Dry eyes may be the consequence of decreased tear formation, the result of a slow blink rate, or both. Blinking, which is so automatic a function that few of us are aware of it, spreads a thin film of tears over the eye. A slow blink rate may allow this film of tears to dry. Eye dryness results in a small but real change in visual acuity. Television may be a little less clear and crisp, and glare may be worse at night.
Elderly patients are more susceptible to dry eyes for several reasons. Changes that occur in the eye with aging may result in a decrease in the total output of tears. Many drugs, such as those used in the treatment of Parkinson’s disease, glaucoma, depression, and gastrointestinal problems, can decrease the total volume of tears as a side effect. Problems that cause muscle weakness can lower the blink rate.
A number of diseases are associated with dry eyes. Chronic infections of the eye or the lids may be a cause. Neurologic changes following some strokes may lead to dry eye. Lack of vitamin A may cause this as well.
The environment also may contribute to the problem of dry eyes. Air conditioning lowers humidity. Prolonged residence in a dry, air-conditioned atmosphere can speed the drying rate and add to the problem of dry eyes. This may also occur during airplane travel. High-flying, pressurized, air-conditioned planes are notoriously low in humidity. The widespread use of dry forced-air heating in winter also leads to prolonged periods of low humidity and can make the problem of dry eyes worse. Elderly patients are particularly susceptible to these environmental conditions.
Most people are familiar with the gritty, irritating feeling of dry eyes. Often there is an associated infection, with the eyeball appearing red and with injected blood vessels.
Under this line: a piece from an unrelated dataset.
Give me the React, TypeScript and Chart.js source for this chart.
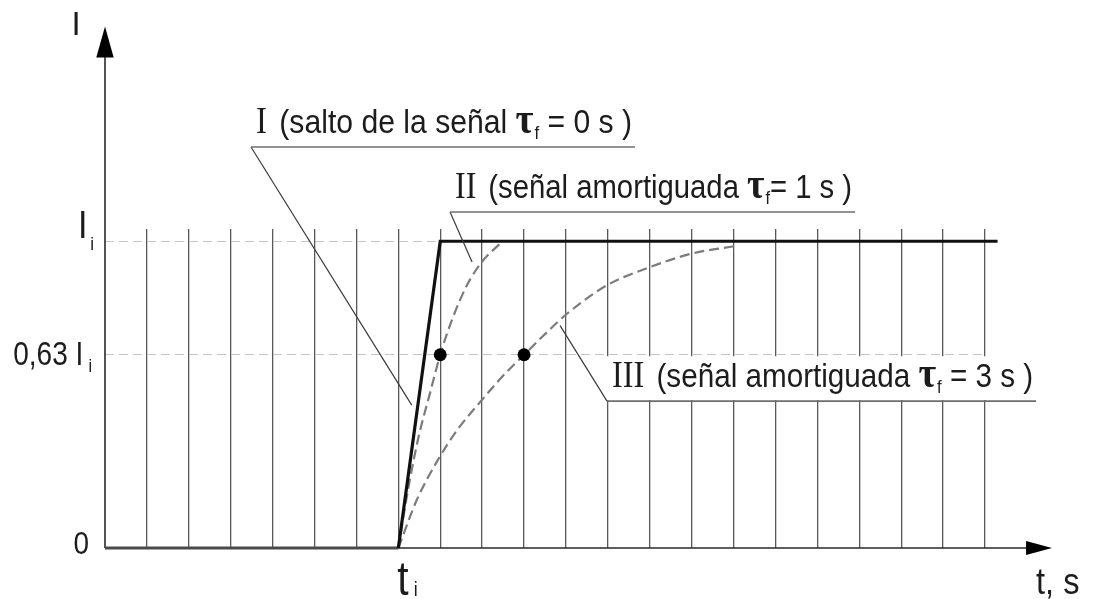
import React, { useEffect, useRef } from 'react';
import { Chart, registerables } from 'chart.js';

Chart.register(...registerables);

// Curve I: ideal step of the signal (tau_f = 0 s); time in s, current relative to I_i
const stepTime = [0, 7, 8, 21.3];
const stepCurrent = [0, 0, 1, 1];

// Curve II: damped signal, tau_f = 1 s
const damped1Time = [7, 7.245, 7.486, 7.764, 8, 8.286, 8.647, 9.007, 9.447];
const damped1Current = [0, 0.2, 0.364, 0.509, 0.63, 0.746, 0.859, 0.935, 0.995];

// Curve III: damped signal, tau_f = 3 s
const damped3Time = [7, 7.445, 7.966, 8.406, 8.966, 9.488, 10, 10.58, 11.01, 12.01, 13.01, 14.01, 15.06];
const damped3Current = [0, 0.158, 0.292, 0.385, 0.478, 0.56, 0.63, 0.708, 0.762, 0.859, 0.916, 0.96, 0.985];

// Time-constant markers: t_i + tau_f reaches 0,63 I_i
const markerTime = [8, 10];
const markerCurrent = [0.63, 0.63];

// Axes
const gridTimes = [1, 2, 3, 4, 5, 6, 7, 8, 9, 10, 11, 12, 13, 14, 15, 16, 17, 18, 19, 20, 21];
const switchTime = 7;
const yTickValues = [0, 0.63, 1];
const yTickLabels = ['0', '0,63 I', 'I'];
const yTickSubs = ['', 'i', 'i'];
const xTickLabel = 't';
const xTickSub = 'i';
const xTitle = 't, s';
const yTitle = 'I';

// Callouts
const calloutRoman = ['I', 'II', 'III'];
const calloutBody = ['(salto de la señal ', '(señal amortiguada ', '(señal amortiguada '];
const calloutTail = [' = 0 s )', '= 1 s )', ' = 3 s )'];
const calloutLineStart = [3.484, 8.234, 11.98];
const calloutLineEnd = [12.649, 17.9, 22.22];
const calloutLineLevel = [1.3075, 1.0955, 0.479];
const calloutPointTime = [7.32, 8.76, 10.86];
const calloutPointLevel = [0.466, 0.9325, 0.725];

const X_MAX = 21;
const Y_MAX = 1.04;
const X_ARROW_END = 22.6;
const Y_ARROW_END = 1.7;

const SANS = '"Liberation Sans", Arial, sans-serif';
const SERIF = '"Liberation Serif", "Times New Roman", serif';
const INK = '#1c1c1c';

type Part = { text: string; font: string; dy?: number; dx?: number };

function drawParts(
  ctx: CanvasRenderingContext2D,
  parts: Part[],
  x: number,
  baseline: number,
  align: 'left' | 'right',
  opts: { scaleX?: number; fitWidth?: number } = {}
) {
  ctx.save();
  ctx.textAlign = 'left';
  ctx.textBaseline = 'alphabetic';
  ctx.fillStyle = INK;
  let total = 0;
  const widths = parts.map((p) => {
    ctx.font = p.font;
    const w = ctx.measureText(p.text).width + (p.dx ?? 0);
    total += w;
    return w;
  });
  let sx = opts.scaleX ?? 1;
  if (opts.fitWidth) sx = opts.fitWidth / total;
  ctx.translate(x, baseline);
  ctx.scale(sx, 1);
  let cx = align === 'right' ? -total : 0;
  parts.forEach((p, i) => {
    ctx.font = p.font;
    ctx.fillText(p.text, cx + (p.dx ?? 0), p.dy ?? 0);
    cx += widths[i];
  });
  ctx.restore();
}

const diagramPlugin = {
  id: 'diagram',
  beforeDatasetsDraw(chart: any) {
    const { ctx, scales } = chart;
    const x = scales.x;
    const y = scales.y;
    ctx.save();

    // white panel behind callout III
    const lvl = y.getPixelForValue(calloutLineLevel[2]);
    const top = y.getPixelForValue(0.63) + 1.5;
    ctx.fillStyle = '#ffffff';
    ctx.fillRect(
      x.getPixelForValue(calloutLineStart[2]) - 4,
      top,
      x.getPixelForValue(calloutLineEnd[2]) - x.getPixelForValue(calloutLineStart[2]) + 8,
      lvl - top - 1
    );

    // axes with arrow heads
    const x0 = x.getPixelForValue(0);
    const y0 = y.getPixelForValue(0);
    const yTip = y.getPixelForValue(Y_ARROW_END);
    const xTip = x.getPixelForValue(X_ARROW_END);
    ctx.strokeStyle = '#2a2a2a';
    ctx.fillStyle = '#000';
    ctx.lineWidth = 1.6;
    ctx.beginPath();
    ctx.moveTo(x0, y0);
    ctx.lineTo(x0, yTip + 28);
    ctx.moveTo(x0, y0);
    ctx.lineTo(xTip - 24, y0);
    ctx.stroke();
    ctx.beginPath();
    ctx.moveTo(x0, yTip);
    ctx.lineTo(x0 - 8.7, yTip + 31);
    ctx.lineTo(x0 + 8.7, yTip + 31);
    ctx.closePath();
    ctx.fill();
    ctx.beginPath();
    ctx.moveTo(xTip, y0);
    ctx.lineTo(xTip - 26, y0 - 7);
    ctx.lineTo(xTip - 26, y0 + 7);
    ctx.closePath();
    ctx.fill();
    ctx.restore();
  },
  afterDatasetsDraw(chart: any) {
    const { ctx, scales } = chart;
    const x = scales.x;
    const y = scales.y;
    ctx.save();

    // callouts: leader, underline and text
    for (let i = 0; i < calloutRoman.length; i++) {
      const lx0 = x.getPixelForValue(calloutLineStart[i]);
      const lx1 = x.getPixelForValue(calloutLineEnd[i]);
      const ly = y.getPixelForValue(calloutLineLevel[i]);
      const px = x.getPixelForValue(calloutPointTime[i]);
      const py = y.getPixelForValue(calloutPointLevel[i]);
      ctx.strokeStyle = '#3a3a3a';
      ctx.lineWidth = 1.2;
      ctx.beginPath();
      ctx.moveTo(px, py);
      ctx.lineTo(lx0, ly);
      ctx.stroke();
      ctx.strokeStyle = '#6e6e6e';
      ctx.lineWidth = 1.6;
      ctx.beginPath();
      ctx.moveTo(lx0, ly);
      ctx.lineTo(lx1, ly);
      ctx.stroke();
      drawParts(
        ctx,
        [
          { text: calloutRoman[i], font: `37px ${SERIF}` },
          { text: calloutBody[i], font: `34px ${SANS}`, dx: 14 },
          { text: 'τ', font: `bold 44px ${SERIF}` },
          { text: 'f', font: `19px ${SANS}`, dy: 6, dx: 1 },
          { text: calloutTail[i], font: `34px ${SANS}` },
        ],
        lx0 + 5,
        ly - 14,
        'left',
        { fitWidth: lx1 - lx0 - 8 }
      );
    }

    // y tick labels
    const yStyles = [
      { size: 31, sub: 17, subDy: 0, subDx: 0, right: 89, dy: 6, sx: 0.9 },
      { size: 33, sub: 19, subDy: 7, subDx: 6, right: 92, dy: 10, sx: 0.85 },
      { size: 38, sub: 19, subDy: 12, subDx: 3, right: 94, dy: -3, sx: 0.9 },
    ];
    yTickValues.forEach((v, i) => {
      const st = yStyles[i];
      const parts: Part[] = [{ text: yTickLabels[i], font: `${st.size}px ${SANS}` }];
      if (yTickSubs[i]) parts.push({ text: yTickSubs[i], font: `${st.sub}px ${SANS}`, dy: st.subDy, dx: st.subDx });
      drawParts(ctx, parts, st.right, y.getPixelForValue(v) + st.dy, 'right', { scaleX: st.sx });
    });

    // x tick label t_i
    const y0 = y.getPixelForValue(0);
    drawParts(
      ctx,
      [
        { text: xTickLabel, font: `48px ${SANS}` },
        { text: xTickSub, font: `21px ${SANS}`, dy: 1, dx: 6 },
      ],
      x.getPixelForValue(switchTime) - 1,
      y0 + 47,
      'left',
      { scaleX: 0.85 }
    );

    // axis titles
    const xTip = x.getPixelForValue(X_ARROW_END);
    drawParts(ctx, [{ text: xTitle, font: `37px ${SANS}` }], xTip - 16, y0 + 46, 'left', { scaleX: 0.88 });
    const yTip = y.getPixelForValue(Y_ARROW_END);
    ctx.save();
    ctx.font = `33px ${SANS}`;
    ctx.fillStyle = INK;
    ctx.textAlign = 'center';
    ctx.fillText(yTitle, x.getPixelForValue(0) - 29, yTip + 8);
    ctx.restore();

    ctx.restore();
  },
};

const toPoints = (xs: number[], ys: number[]) => xs.map((v, i) => ({ x: v, y: ys[i] }));

export default function App() {
  const canvasRef = useRef<HTMLCanvasElement | null>(null);

  useEffect(() => {
    document.body.style.margin = '0';
    const canvas = canvasRef.current;
    if (!canvas) return;
    const chart = new Chart(canvas, {
      type: 'line',
      data: {
        datasets: [
          {
            label: 'markers',
            data: toPoints(markerTime, markerCurrent),
            showLine: false,
            pointRadius: 6.5,
            pointBackgroundColor: '#000',
            pointBorderColor: '#000',
            pointBorderWidth: 0,
          },
          {
            label: 'I',
            data: toPoints(stepTime, stepCurrent),
            borderColor: '#111',
            borderWidth: 3.2,
            borderJoinStyle: 'miter',
            pointRadius: 0,
            tension: 0,
            clip: false,
            segment: {
              borderColor: (c: any) => (c.p0DataIndex === 0 ? '#4a4a4a' : undefined),
              borderWidth: (c: any) => (c.p0DataIndex === 0 ? 2.8 : undefined),
            },
          } as any,
          {
            label: 'II',
            data: toPoints(damped1Time, damped1Current),
            borderColor: '#7c7c7c',
            borderWidth: 2.2,
            borderDash: [10, 5],
            pointRadius: 0,
            cubicInterpolationMode: 'monotone',
          },
          {
            label: 'III',
            data: toPoints(damped3Time, damped3Current),
            borderColor: '#7c7c7c',
            borderWidth: 2.2,
            borderDash: [10, 5],
            pointRadius: 0,
            cubicInterpolationMode: 'monotone',
          },
        ],
      },
      options: {
        animation: false,
        responsive: false,
        parsing: false as any,
        normalized: true,
        layout: { padding: { left: 105, right: 113, top: 229, bottom: 51 } },
        plugins: { legend: { display: false }, tooltip: { enabled: false } },
        scales: {
          x: {
            type: 'linear',
            min: 0,
            max: X_MAX,
            afterBuildTicks: (scale: any) => {
              scale.ticks = gridTimes.map((v) => ({ value: v }));
            },
            ticks: { display: false },
            grid: { color: 'rgba(60,60,60,0.85)', lineWidth: 1.3, drawTicks: false },
            border: { display: false },
          },
          y: {
            type: 'linear',
            min: 0,
            max: Y_MAX,
            afterBuildTicks: (scale: any) => {
              scale.ticks = yTickValues.filter((v) => v > 0).map((v) => ({ value: v }));
            },
            ticks: { display: false },
            grid: { color: '#c4c4c4', lineWidth: 1.1, drawTicks: false },
            border: { display: false, dash: [9, 5] },
          },
        },
      },
      plugins: [diagramPlugin],
    });
    return () => chart.destroy();
  }, []);

  return (
    <div style={{ position: 'fixed', left: 0, top: 0, width: 1098, height: 599, background: '#fff' }}>
      <canvas ref={canvasRef} width={1098} height={599} />
    </div>
  );
}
In cases in which the cause of dry eyes is not readily apparent, it is possible for the ophthalmologist to conduct a test to evaluate tear production.
Important Points in Treatment
Your doctor will examine you to discover if any of the conditions associated with dry eye are a cause of the problem. Treatment of the underlying condition, if possible, is important to the management of dry eyes. The dry eye itself is most easily managed with the use of artificial tears. These are drops that may be put in the eye as needed to renew the tear film. You must be careful to keep the dropper tip clean. Eye drops come in small bottles intentionally to ensure that patients change to new, clean droppers regularly. Dirty droppers can lead to eye infections. Your ophthalmologist can advise you about the suitability of other slow-release preparations of artificial tears.
Notify Our Office If ...
- You have a persistent problem with glare that interferes with vision. Dry eyes lead to a small but real change in visual acuity. Television may be a little less clear and crisp, and glare may be worse at night.
- You experience red eyes or burning following the start of a new medication. Several drugs produce dry eyes as a side effect. These include some but not all of the drugs used for the treatment of Parkinson’s disease, anxiety, depression, diarrhea, irritable bowel syndrome, and heart arrhythmias.
- You have sudden onset of redness and burning in your eye. These symptoms can suggest eye infection. Dry eyes are most easily managed with the use of artificial tears, but you must be careful to keep the dropper tip clean. Dirty droppers lead to eye infections.